The bell tower, as well as the chapel itself, has a long and meaningful history. The contrast between the routine chimes and the unique nineteenth-century bells, produced by one of the world’s top carillon manufacturers at the time, comes together in a spacious room located under the tower’s roof. Five bells shipped from Croydon, England, are tuned for Cambridge or Westminster quarters and set to chime every fifteen minutes. 

A webpage dedicated to the chapel’s history describes the bells’ journey to CC: ”After being cast in England, the hour bell was shipped by steamer to New York, then passed through the Panama Canal and was unloaded at San Francisco, where it traveled by rail to Colorado Springs.”

A statement by poet Kahlil Gibran engraved on the master bell encapsulates the fast-paced nature of college life and the spirit of learning and dreaming that pervades the campus: “Yesterday is but today’s memory, and tomorrow is today’s dream.” 

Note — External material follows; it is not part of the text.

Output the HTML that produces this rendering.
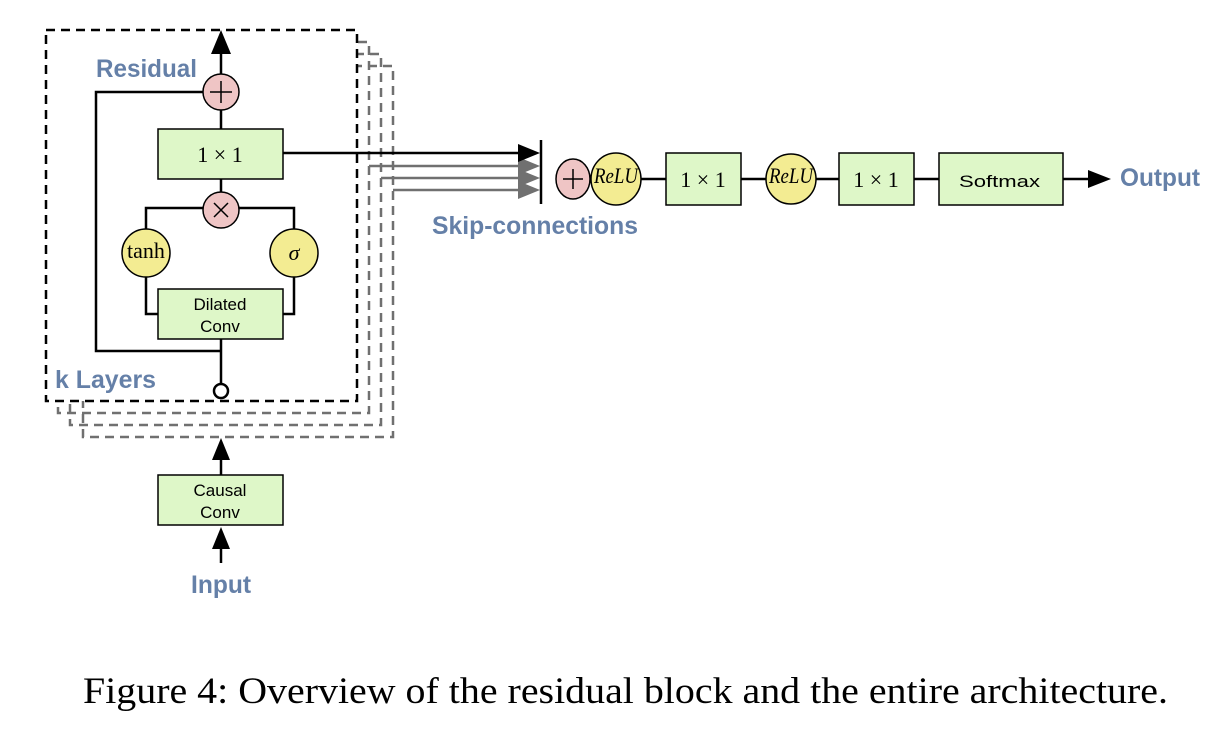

Aside from the tour, the chapel hosts lectures, concerts, ceremonies, weddings, memorial services and more. Sacred Grounds – a student-led space on the south side of the building – hosts various events where students can come together to perform music and engage in meaningful conversations.

“I love that we have an opportunity like this here, and I think students should take advantage of it, and I’m so happy I came today,” said Snezana Radoicic ‘28 during her visit to the top of the tower.

Shove Chapel is an interfaith space available to all students regardless of their spiritual practices. It is open to the public Monday through Friday from 9:00 a.m. to 5:00 p.m., and CC students have early morning and late night access to attend events that may be hosted at those times.